Another good thing about living in a thoroughly chaotic set-up like this is that it makes you fucking resilient. For example, I used to detest the idea of having a mouse in the house. A mouse! Vermin, living among us, sharing our food and space and amenities. One of my housemates told me he once woke up and stood on a mouse, which to be fair does sound extremely gross. But now I think they are nothing more than cute little pets, probably to be somewhat discouraged but certainly not to be hounded or despised. Because let me tell you this, reader, once you’ve had bedbugs, nothing (not even finding a deceased mouse in a long-forgotten slow cooker on the top of the kitchen unit, or discovering that all the toilet seats are broken after every party, or, hell, even if you found out that your spouse of three decades had been engaged in a lengthy affair with a member of your family) will ever be worse.

Bedbugs are really bad, seriously bad. People cry. People squirm. And it’s the thought of the vampiric critters scuttling across your body whilst you sleep, feeding off your blood like elusive, microscopic demons. Inducing widespread terror in not only housemates but also their partners and guests, they move in the shadows of the night and leave only a trail of ruby-coloured rashes and blisters as a trace. (FYI—never consider taking used furniture off the street in London, there is always a reason a “perfectly good” sofa has been dumped there. Trust me.)

Then, of course, any little itch or sudden tingle and it’s bedbugs. It’s all bed bugs: bedbugs, bedbugs, bedbugs—is all you can think. Any sensation at all = bedbugs crawling over your resting body about to slurp your blood like a child with a McDonald’s milkshake.
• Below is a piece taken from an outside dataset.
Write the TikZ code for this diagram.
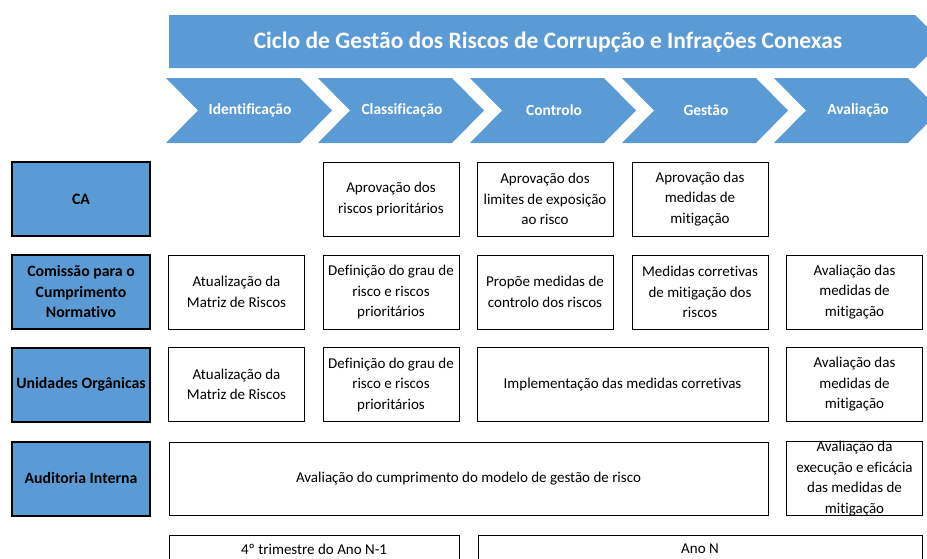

Of course, most of the time it’s actually nothing at all: One evening—during a time that the bedbug hysteria was reaching its climax and the pest exterminator (known universally as ‘The Bedbug Man’) had been around to spray everything with foul-smelling chemicals, like, six times – I was trying to get some sleep. Then, suddenly, I could feel a tiny brush over my forearm. It’s them. Horrified, I swiftly turned on my bedside lamp to find that was just the corner of my duvet, very lightly resting upon my arm. I was scared of my duvet cover, that’s what it had come to. That’s what bedbugs can do to a man.

So, build your resilience folks! If you can get over a bedbug infestation, there’s not much in the world that fazes you, the world is yours. Come at me, life.